Gov. Charlie Crist says he wasn’t aware of Jim Greer’s financial freelancing, but he apparently received plenty of input from two of his closest political advisers about the party boss.
As reports of Greer’s wheeling and dealing with Republican Party funds and credit cards began to surface in 2008 and 2009, the governor was lobbied hard by George LeMieux and Brian Ballard, according to a source familiar with the situation.
LeMieux urged Crist to keep Greer on board; Ballard advised Crist to cut him loose, the source said.
Crist sided with LeMieux, and Greer ultimately resigned amid a rising furor over his extravagant — and potentially criminal — use of party funds.
“LeMieux has serious problems because George was (Greer’s) protector,” said the source, a South Florida political operative who spoke on condition of anonymity.
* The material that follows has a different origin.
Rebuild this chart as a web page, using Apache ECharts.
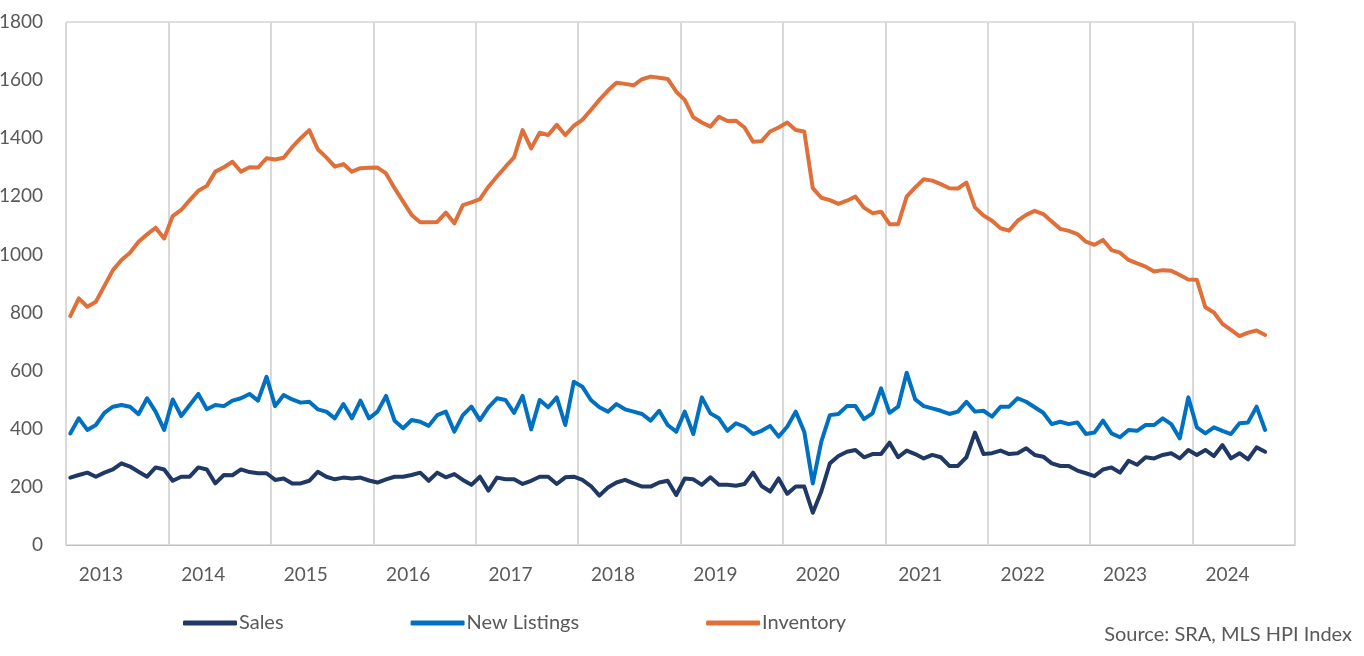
<!DOCTYPE html>
<html>
<head>
<meta charset="utf-8">
<script src="https://cdn.jsdelivr.net/npm/echarts@6/dist/echarts.min.js"></script>
<style>
html,body{margin:0;padding:0;background:#fff;}
#c{width:1364px;height:656px;}
</style>
</head>
<body>
<div id="c"></div>
<script>
// Monthly data, Jan 2013 - Sep 2024
const years = ['2013','2014','2015','2016','2017','2018','2019','2020','2021','2022','2023','2024'];
const monthNames = ['01','02','03','04','05','06','07','08','09','10','11','12'];

const sales = [
232,241,249,235,249,260,281,270,252,235,267,260,
221,235,235,267,260,212,241,240,260,251,247,247,
224,229,212,212,221,252,235,226,232,229,232,222,
215,226,235,235,241,249,221,249,233,244,224,207,
235,187,232,226,226,210,221,235,235,210,233,235,
224,203,170,198,215,224,212,201,201,215,221,172,
229,226,207,233,207,207,204,210,249,203,184,229,
176,201,201,111,184,281,306,321,327,302,313,313,
352,302,325,313,298,310,302,272,272,302,387,313,
316,325,313,316,333,310,304,281,272,272,256,247,
237,260,267,249,290,276,302,298,310,316,298,327,
310,327,306,344,298,316,295,336,321
];

const newListings = [
384,436,396,413,455,476,482,476,450,505,459,396,
501,444,482,520,467,482,478,497,505,520,497,579,
478,516,501,490,493,467,459,436,485,436,497,436,
459,513,428,402,430,424,410,447,459,390,447,476,
430,474,505,499,455,513,398,499,474,508,413,562,
545,499,474,459,485,467,459,451,428,462,413,390,
459,382,508,453,436,393,419,407,382,393,410,373,
407,459,390,212,356,447,451,478,478,433,453,539,
455,476,593,501,478,470,462,451,459,493,459,462,
442,476,476,505,493,474,455,416,424,416,422,382,
387,428,384,371,396,393,413,413,436,416,367,508,
405,384,405,393,382,419,422,476,396
];

const inventory = [
788,849,820,837,892,946,981,1006,1044,1069,1092,1055,
1132,1153,1187,1219,1236,1285,1300,1319,1285,1300,1299,1331,
1327,1333,1369,1400,1428,1362,1334,1302,1311,1285,1297,1298,
1299,1279,1228,1182,1136,1111,1111,1112,1144,1107,1170,1179,
1190,1233,1268,1302,1334,1428,1365,1419,1411,1446,1411,1443,
1463,1497,1532,1564,1591,1587,1582,1603,1612,1608,1604,1560,
1532,1472,1454,1440,1474,1459,1460,1437,1388,1390,1423,1437,
1454,1428,1423,1228,1195,1187,1174,1185,1199,1161,1142,1147,
1104,1104,1199,1231,1259,1254,1242,1228,1227,1247,1162,1134,
1116,1090,1082,1116,1136,1150,1139,1113,1088,1081,1070,1044,
1033,1050,1015,1006,981,969,958,941,946,944,929,914,
913,818,800,761,740,719,731,738,723
];

const yTicks = {min:0, max:1800, interval:200};

const categories = [];
years.forEach(y => monthNames.forEach(m => categories.push(y + '-' + m)));

const FONT = 'Lato';
const TXT = '#595959';

const chart = echarts.init(document.getElementById('c'), null, {renderer:'canvas'});
chart.setOption({
  animation:false,
  backgroundColor:'#ffffff',
  textStyle:{fontFamily:FONT},
  grid:{left:66, right:69, top:22, bottom:111, show:true, borderColor:'#BFBFBF', borderWidth:1,
        containLabel:false, outerBoundsMode:'none'},
  legend:{
    data:['Sales','New Listings','Inventory'],
    left:178, top:608,
    icon:'roundRect', itemWidth:54, itemHeight:5, itemGap:127,
    textStyle:{fontFamily:FONT, fontSize:20, color:TXT, padding:[0,0,0,-3]}
  },
  xAxis:{
    type:'category',
    data:categories,
    boundaryGap:true,
    axisLine:{show:true, lineStyle:{color:'#BFBFBF', width:1}},
    axisTick:{show:false},
    splitLine:{show:true, interval:(i)=> i % 12 === 0, lineStyle:{color:'#D9D9D9', width:2}},
    axisLabel:{
      interval:(i)=> i % 12 === 4,
      formatter:(v)=> v.slice(0,4),
      fontFamily:FONT, fontSize:19, color:TXT, margin:20,
      padding:[0,7,0,0]
    }
  },
  yAxis:{
    type:'value',
    min:yTicks.min, max:yTicks.max, interval:yTicks.interval,
    axisLine:{show:false}, axisTick:{show:false},
    splitLine:{show:false},
    axisLabel:{fontFamily:FONT, fontSize:19, color:TXT, margin:23, formatter:(v)=> String(v)}
  },
  series:[
    {name:'Sales', type:'line', data:sales, symbol:'none', color:'#203864',
     lineStyle:{width:4, color:'#203864', cap:'round', join:'round'}},
    {name:'New Listings', type:'line', data:newListings, symbol:'none', color:'#0070C0',
     lineStyle:{width:4, color:'#0070C0', cap:'round', join:'round'}},
    {name:'Inventory', type:'line', data:inventory, symbol:'none', color:'#E0703A',
     lineStyle:{width:4, color:'#E0703A', cap:'round', join:'round'}}
  ],
  graphic:[{
    type:'text', right:12, top:625,
    style:{text:'Source: SRA, MLS HPI Index', fontFamily:FONT, fontSize:20, fill:TXT}
  }]
});
</script>
</body>
</html>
LeMieux had served as Crist’s chief of staff until January 2008, when he returned to the law firm of Gunster Yoakley. On Aug. 28, 2009, Crist appointed him to fill the Senate seat vacated by Mel Martinez — a seat that Crist is now seeking as a “no party affiliation” candidate.
Ballard is a partner at the firm of Smith, Ballard & Logan, and one of Florida’s most powerful lobbyists. He was chief of staff for former Gov. Bob Martinez and was Florida co-chairman for Sen. John McCain’s presidential campaign in 2008.
A spokeswoman for LeMieux’s office in Washington, D.C., said, “Senator LeMieux had no knowledge of any fund-raising scheme involving Victory Strategies, Jim Greer or (former party executve director) Delmar Johnson and he would have objected to the scheme had he learned of it and called for Greer’s resignation.”
Ballard did not return phone calls seeking comment.
Still, questions over what they and the governor knew and when they knew it will inevitably arise as state prosecutors press their case against Greer.
The disgraced RPOF chairman, appointed by Crist, was arrested last week and charged with six felony counts of fraud, theft and money laundering.
Crist maintains that he knew nothing about Greer’s alleged misdealings, including the chairman’s Victory Strategies scheme, which reportedly siphoned $200,000 of party donations to himself and Johnson.
At one point, the governor called Greer’s indictment “surprising.”
As investigators delved into the Greer operation, party fund-raiser Meredith O’Rourke told the Florida Department of Law Enforcement that Greer approached her with a plan to “make even more money.” She said she rebuffed the overture.
Greer’s attorney, Damon Chase, said last week that “everyone” knew what the chairman was doing.
Whether “everyone” included Crist remains to be seen.
“Whatever Greer knows, it will be embarrassing,” the source said.
Another source, a GOP campaign consultant speaking on background, agreed the Greer spells trouble for the governor, but discounted the notion of a LeMieux-Ballard split.
Suggesting that Ballard would not have pushed hard for Greer’s removal, the Tallahassee-based operative said, “I think that’s a bit of revisionist history.”